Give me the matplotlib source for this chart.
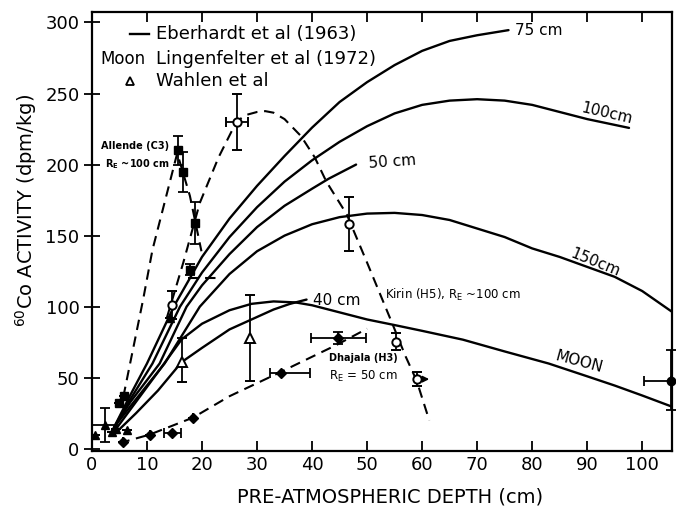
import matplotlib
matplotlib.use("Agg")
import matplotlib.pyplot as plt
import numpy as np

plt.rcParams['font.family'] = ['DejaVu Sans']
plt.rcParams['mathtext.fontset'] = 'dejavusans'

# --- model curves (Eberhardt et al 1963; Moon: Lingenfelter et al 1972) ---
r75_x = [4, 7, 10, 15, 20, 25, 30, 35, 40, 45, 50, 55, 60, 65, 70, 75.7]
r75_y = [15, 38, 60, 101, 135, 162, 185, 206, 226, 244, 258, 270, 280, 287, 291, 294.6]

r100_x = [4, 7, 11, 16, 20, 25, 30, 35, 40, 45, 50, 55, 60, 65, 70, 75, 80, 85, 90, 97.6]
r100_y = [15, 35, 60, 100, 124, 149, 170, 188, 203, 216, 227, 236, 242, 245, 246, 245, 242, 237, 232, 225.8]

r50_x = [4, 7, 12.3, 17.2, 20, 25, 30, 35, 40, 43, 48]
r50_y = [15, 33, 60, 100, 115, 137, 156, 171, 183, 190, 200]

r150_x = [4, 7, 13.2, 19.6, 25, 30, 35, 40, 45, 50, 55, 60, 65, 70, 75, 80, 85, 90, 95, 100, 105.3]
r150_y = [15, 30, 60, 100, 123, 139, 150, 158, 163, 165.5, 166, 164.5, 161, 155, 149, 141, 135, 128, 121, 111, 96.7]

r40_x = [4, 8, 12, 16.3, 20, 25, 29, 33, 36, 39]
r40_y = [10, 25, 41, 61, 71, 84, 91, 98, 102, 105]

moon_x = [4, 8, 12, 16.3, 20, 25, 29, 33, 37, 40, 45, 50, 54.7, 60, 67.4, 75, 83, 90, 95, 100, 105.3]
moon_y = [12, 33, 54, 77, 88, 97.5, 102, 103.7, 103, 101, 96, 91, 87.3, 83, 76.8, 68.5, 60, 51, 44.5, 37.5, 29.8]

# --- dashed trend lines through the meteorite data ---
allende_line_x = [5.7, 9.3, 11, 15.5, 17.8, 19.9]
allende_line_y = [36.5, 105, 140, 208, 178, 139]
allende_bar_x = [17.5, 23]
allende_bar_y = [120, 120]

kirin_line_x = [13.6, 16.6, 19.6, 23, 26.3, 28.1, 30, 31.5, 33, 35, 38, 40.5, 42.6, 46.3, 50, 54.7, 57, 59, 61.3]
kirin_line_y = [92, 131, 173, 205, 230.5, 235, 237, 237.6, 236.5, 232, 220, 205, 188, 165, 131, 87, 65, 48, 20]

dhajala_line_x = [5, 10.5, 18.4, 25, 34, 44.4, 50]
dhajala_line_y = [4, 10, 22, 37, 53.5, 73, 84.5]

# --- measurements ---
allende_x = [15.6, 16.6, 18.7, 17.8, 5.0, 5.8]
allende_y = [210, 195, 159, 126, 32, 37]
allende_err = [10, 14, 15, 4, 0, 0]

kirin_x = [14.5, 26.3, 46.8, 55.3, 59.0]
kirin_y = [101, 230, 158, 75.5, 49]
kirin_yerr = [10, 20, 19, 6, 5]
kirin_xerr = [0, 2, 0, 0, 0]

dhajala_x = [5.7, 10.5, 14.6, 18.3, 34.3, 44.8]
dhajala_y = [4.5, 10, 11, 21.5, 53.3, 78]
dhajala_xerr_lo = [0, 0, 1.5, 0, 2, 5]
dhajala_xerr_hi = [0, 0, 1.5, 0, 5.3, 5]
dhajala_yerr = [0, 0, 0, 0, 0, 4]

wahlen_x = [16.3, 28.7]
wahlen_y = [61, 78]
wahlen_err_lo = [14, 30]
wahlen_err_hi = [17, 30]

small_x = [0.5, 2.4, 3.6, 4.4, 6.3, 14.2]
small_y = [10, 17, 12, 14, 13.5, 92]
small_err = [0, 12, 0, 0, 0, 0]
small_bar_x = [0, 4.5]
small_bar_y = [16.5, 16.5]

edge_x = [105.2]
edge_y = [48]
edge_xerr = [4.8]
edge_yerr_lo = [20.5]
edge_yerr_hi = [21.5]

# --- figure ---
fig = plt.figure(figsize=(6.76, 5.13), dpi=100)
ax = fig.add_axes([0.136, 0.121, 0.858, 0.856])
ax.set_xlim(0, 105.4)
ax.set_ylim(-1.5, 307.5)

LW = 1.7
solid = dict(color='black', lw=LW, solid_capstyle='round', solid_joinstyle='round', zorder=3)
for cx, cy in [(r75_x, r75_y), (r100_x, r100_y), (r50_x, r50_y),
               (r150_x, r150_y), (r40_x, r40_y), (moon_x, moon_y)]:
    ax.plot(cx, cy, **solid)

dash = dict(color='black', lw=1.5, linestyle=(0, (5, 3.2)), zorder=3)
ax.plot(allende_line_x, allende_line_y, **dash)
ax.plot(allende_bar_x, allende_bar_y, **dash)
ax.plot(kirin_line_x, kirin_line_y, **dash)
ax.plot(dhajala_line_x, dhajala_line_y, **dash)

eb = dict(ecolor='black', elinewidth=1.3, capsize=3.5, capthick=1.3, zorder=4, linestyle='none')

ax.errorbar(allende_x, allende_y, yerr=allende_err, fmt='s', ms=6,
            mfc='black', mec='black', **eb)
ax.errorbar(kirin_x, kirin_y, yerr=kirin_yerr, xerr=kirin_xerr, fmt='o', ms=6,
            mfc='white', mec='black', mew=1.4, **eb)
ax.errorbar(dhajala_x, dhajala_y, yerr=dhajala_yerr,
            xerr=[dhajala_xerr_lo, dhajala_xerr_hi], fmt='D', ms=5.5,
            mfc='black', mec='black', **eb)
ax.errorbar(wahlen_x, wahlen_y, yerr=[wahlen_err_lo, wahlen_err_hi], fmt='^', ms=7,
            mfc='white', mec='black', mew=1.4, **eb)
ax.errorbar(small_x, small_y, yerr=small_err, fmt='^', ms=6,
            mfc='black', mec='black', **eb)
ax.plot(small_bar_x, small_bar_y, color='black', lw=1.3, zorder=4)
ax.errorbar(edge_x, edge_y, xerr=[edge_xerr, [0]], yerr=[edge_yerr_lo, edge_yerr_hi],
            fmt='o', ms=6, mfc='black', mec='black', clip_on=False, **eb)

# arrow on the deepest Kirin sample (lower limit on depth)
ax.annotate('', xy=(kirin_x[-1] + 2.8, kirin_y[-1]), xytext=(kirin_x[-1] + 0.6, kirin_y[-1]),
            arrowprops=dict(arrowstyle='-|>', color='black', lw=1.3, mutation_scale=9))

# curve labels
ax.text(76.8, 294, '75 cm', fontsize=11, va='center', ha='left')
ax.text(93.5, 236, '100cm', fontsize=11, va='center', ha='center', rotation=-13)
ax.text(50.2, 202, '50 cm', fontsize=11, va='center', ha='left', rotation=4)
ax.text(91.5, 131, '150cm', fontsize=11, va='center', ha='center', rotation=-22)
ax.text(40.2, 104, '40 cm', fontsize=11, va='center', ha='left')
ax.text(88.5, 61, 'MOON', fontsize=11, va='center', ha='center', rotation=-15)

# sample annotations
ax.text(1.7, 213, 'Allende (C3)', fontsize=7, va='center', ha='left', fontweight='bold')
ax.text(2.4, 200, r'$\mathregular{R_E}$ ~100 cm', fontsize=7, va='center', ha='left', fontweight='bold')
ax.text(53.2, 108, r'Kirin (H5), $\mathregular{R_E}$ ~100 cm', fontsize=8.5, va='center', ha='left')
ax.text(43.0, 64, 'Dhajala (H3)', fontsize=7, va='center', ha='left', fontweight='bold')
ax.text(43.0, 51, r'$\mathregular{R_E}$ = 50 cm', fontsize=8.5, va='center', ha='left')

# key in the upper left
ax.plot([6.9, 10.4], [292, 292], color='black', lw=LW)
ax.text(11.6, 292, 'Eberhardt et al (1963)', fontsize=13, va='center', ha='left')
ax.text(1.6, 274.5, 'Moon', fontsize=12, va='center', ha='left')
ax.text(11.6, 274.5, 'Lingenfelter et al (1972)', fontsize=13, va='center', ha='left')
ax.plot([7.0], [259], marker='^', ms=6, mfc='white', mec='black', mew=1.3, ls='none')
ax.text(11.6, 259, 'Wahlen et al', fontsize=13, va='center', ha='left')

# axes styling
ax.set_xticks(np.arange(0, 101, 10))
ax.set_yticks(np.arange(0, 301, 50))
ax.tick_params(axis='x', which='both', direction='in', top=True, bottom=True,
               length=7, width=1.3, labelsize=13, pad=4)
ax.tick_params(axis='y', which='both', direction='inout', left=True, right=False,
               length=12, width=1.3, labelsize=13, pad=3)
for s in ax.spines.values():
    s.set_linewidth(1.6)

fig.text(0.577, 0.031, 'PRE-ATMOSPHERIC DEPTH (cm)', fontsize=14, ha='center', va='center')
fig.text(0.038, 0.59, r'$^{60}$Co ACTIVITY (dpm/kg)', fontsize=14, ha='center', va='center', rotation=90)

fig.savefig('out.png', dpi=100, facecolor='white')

....

GIVEN REQUEST:
Write out an exact copy of the listing, first line through the line containing "allende_err = [10, 14, 15, 4, 0, 0]", with the pictures left out.

SOLUTION TO THE EXERCISE:
Give me the matplotlib source for this chart.
import matplotlib
matplotlib.use("Agg")
import matplotlib.pyplot as plt
import numpy as np

plt.rcParams['font.family'] = ['DejaVu Sans']
plt.rcParams['mathtext.fontset'] = 'dejavusans'

# --- model curves (Eberhardt et al 1963; Moon: Lingenfelter et al 1972) ---
r75_x = [4, 7, 10, 15, 20, 25, 30, 35, 40, 45, 50, 55, 60, 65, 70, 75.7]
r75_y = [15, 38, 60, 101, 135, 162, 185, 206, 226, 244, 258, 270, 280, 287, 291, 294.6]

r100_x = [4, 7, 11, 16, 20, 25, 30, 35, 40, 45, 50, 55, 60, 65, 70, 75, 80, 85, 90, 97.6]
r100_y = [15, 35, 60, 100, 124, 149, 170, 188, 203, 216, 227, 236, 242, 245, 246, 245, 242, 237, 232, 225.8]

r50_x = [4, 7, 12.3, 17.2, 20, 25, 30, 35, 40, 43, 48]
r50_y = [15, 33, 60, 100, 115, 137, 156, 171, 183, 190, 200]

r150_x = [4, 7, 13.2, 19.6, 25, 30, 35, 40, 45, 50, 55, 60, 65, 70, 75, 80, 85, 90, 95, 100, 105.3]
r150_y = [15, 30, 60, 100, 123, 139, 150, 158, 163, 165.5, 166, 164.5, 161, 155, 149, 141, 135, 128, 121, 111, 96.7]

r40_x = [4, 8, 12, 16.3, 20, 25, 29, 33, 36, 39]
r40_y = [10, 25, 41, 61, 71, 84, 91, 98, 102, 105]

moon_x = [4, 8, 12, 16.3, 20, 25, 29, 33, 37, 40, 45, 50, 54.7, 60, 67.4, 75, 83, 90, 95, 100, 105.3]
moon_y = [12, 33, 54, 77, 88, 97.5, 102, 103.7, 103, 101, 96, 91, 87.3, 83, 76.8, 68.5, 60, 51, 44.5, 37.5, 29.8]

# --- dashed trend lines through the meteorite data ---
allende_line_x = [5.7, 9.3, 11, 15.5, 17.8, 19.9]
allende_line_y = [36.5, 105, 140, 208, 178, 139]
allende_bar_x = [17.5, 23]
allende_bar_y = [120, 120]

kirin_line_x = [13.6, 16.6, 19.6, 23, 26.3, 28.1, 30, 31.5, 33, 35, 38, 40.5, 42.6, 46.3, 50, 54.7, 57, 59, 61.3]
kirin_line_y = [92, 131, 173, 205, 230.5, 235, 237, 237.6, 236.5, 232, 220, 205, 188, 165, 131, 87, 65, 48, 20]

dhajala_line_x = [5, 10.5, 18.4, 25, 34, 44.4, 50]
dhajala_line_y = [4, 10, 22, 37, 53.5, 73, 84.5]

# --- measurements ---
allende_x = [15.6, 16.6, 18.7, 17.8, 5.0, 5.8]
allende_y = [210, 195, 159, 126, 32, 37]
allende_err = [10, 14, 15, 4, 0, 0]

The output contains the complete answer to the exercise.